### Given instruction
Your answer should be only a number: how many lines include the word "this".

### Data extract
——

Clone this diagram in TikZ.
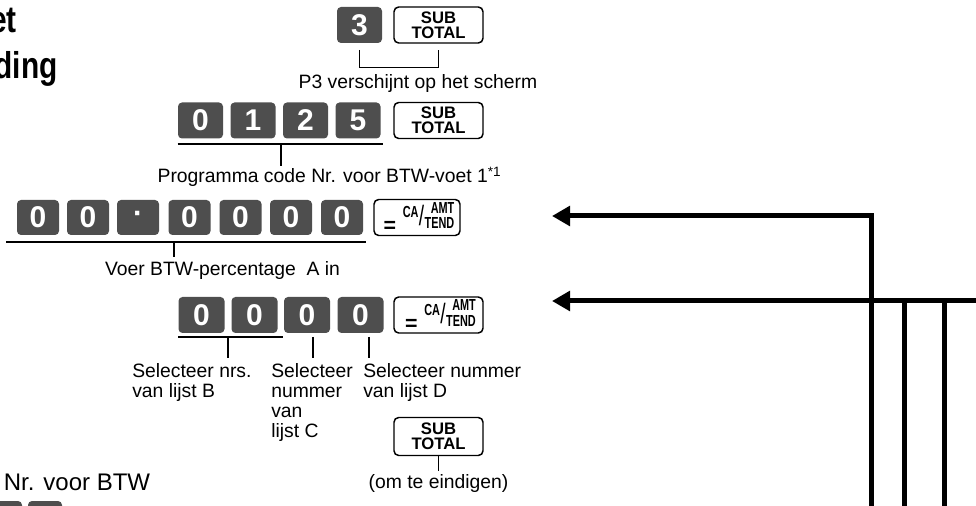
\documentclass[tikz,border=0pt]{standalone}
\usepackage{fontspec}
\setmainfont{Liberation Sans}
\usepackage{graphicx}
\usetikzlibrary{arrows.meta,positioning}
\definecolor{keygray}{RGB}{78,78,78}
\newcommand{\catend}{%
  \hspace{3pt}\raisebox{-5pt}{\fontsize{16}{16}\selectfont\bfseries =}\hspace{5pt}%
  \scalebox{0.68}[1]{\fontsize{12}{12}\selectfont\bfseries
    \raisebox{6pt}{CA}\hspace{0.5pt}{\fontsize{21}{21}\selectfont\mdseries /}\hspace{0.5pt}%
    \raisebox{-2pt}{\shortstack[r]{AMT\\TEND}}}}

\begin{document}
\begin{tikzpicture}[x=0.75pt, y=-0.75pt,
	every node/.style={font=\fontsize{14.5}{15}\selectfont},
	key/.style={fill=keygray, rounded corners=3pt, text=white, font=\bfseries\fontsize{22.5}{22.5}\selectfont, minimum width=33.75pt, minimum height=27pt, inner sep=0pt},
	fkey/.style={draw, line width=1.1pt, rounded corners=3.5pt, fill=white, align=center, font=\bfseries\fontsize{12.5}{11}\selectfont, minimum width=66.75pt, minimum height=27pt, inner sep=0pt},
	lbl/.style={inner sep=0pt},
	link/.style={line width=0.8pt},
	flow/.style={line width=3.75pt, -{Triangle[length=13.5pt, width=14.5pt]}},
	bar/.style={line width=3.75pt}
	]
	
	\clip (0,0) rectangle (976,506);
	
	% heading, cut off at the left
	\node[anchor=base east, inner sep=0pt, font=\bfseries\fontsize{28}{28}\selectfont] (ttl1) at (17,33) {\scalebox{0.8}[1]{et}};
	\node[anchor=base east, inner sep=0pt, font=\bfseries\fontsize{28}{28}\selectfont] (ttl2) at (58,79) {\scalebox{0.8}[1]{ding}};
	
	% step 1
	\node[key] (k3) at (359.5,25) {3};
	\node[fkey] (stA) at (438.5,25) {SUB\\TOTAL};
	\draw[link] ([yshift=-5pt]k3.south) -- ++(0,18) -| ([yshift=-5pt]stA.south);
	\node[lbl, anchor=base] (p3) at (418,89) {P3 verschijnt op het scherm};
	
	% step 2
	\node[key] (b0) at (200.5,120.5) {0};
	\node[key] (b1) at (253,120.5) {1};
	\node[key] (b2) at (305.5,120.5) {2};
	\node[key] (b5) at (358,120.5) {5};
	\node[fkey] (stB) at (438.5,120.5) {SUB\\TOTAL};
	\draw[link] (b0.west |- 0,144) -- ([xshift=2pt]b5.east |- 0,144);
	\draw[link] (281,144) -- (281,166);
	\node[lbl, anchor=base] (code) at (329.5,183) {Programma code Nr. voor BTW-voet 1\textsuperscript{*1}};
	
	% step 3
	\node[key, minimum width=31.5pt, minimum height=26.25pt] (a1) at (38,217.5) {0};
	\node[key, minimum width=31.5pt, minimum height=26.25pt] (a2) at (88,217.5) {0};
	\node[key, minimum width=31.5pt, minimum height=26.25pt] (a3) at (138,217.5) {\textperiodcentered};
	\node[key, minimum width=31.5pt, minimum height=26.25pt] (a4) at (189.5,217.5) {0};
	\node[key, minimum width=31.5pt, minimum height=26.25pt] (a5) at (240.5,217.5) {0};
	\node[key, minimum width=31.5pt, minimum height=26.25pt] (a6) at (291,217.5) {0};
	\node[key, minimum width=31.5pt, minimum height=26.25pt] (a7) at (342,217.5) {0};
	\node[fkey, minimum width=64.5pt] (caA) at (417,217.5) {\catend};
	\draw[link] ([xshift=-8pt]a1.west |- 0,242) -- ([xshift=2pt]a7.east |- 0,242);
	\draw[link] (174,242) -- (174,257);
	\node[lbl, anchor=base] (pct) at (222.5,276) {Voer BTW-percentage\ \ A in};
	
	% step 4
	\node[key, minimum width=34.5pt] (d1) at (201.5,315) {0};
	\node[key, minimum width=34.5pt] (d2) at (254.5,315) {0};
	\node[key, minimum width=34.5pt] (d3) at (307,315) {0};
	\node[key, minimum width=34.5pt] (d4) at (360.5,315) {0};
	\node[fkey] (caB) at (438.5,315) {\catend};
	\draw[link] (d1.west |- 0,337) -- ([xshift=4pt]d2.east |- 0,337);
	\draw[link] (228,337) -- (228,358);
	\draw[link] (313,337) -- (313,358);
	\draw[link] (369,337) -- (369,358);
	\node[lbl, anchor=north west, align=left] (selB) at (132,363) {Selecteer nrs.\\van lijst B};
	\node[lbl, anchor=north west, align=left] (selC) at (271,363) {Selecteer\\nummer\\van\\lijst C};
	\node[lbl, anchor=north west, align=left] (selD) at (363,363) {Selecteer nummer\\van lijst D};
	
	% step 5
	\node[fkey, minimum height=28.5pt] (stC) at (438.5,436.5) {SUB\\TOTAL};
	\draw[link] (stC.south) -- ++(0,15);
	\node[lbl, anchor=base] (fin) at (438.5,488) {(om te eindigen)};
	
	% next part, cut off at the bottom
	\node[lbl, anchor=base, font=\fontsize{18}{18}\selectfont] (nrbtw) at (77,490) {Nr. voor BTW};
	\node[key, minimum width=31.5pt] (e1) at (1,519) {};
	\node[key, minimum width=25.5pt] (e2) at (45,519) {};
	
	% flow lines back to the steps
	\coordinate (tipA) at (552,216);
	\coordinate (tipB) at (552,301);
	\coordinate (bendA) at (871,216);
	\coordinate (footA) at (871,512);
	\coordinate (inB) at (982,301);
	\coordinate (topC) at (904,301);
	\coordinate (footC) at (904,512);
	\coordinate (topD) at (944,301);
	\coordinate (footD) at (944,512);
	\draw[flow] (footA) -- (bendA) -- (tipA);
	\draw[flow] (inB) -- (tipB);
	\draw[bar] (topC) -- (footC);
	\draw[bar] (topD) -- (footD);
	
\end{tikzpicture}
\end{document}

——

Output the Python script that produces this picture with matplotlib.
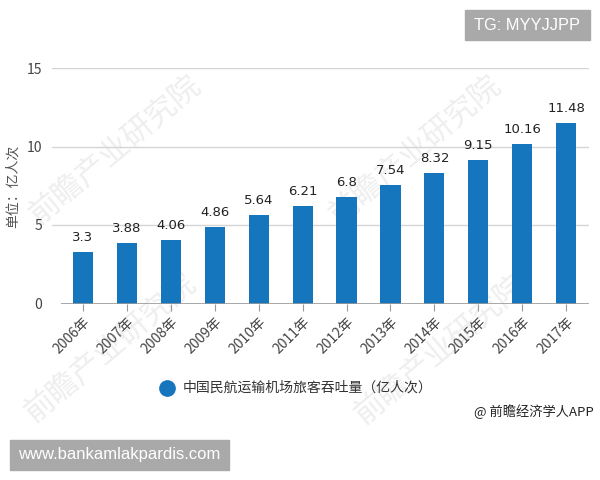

——

### Task answer
2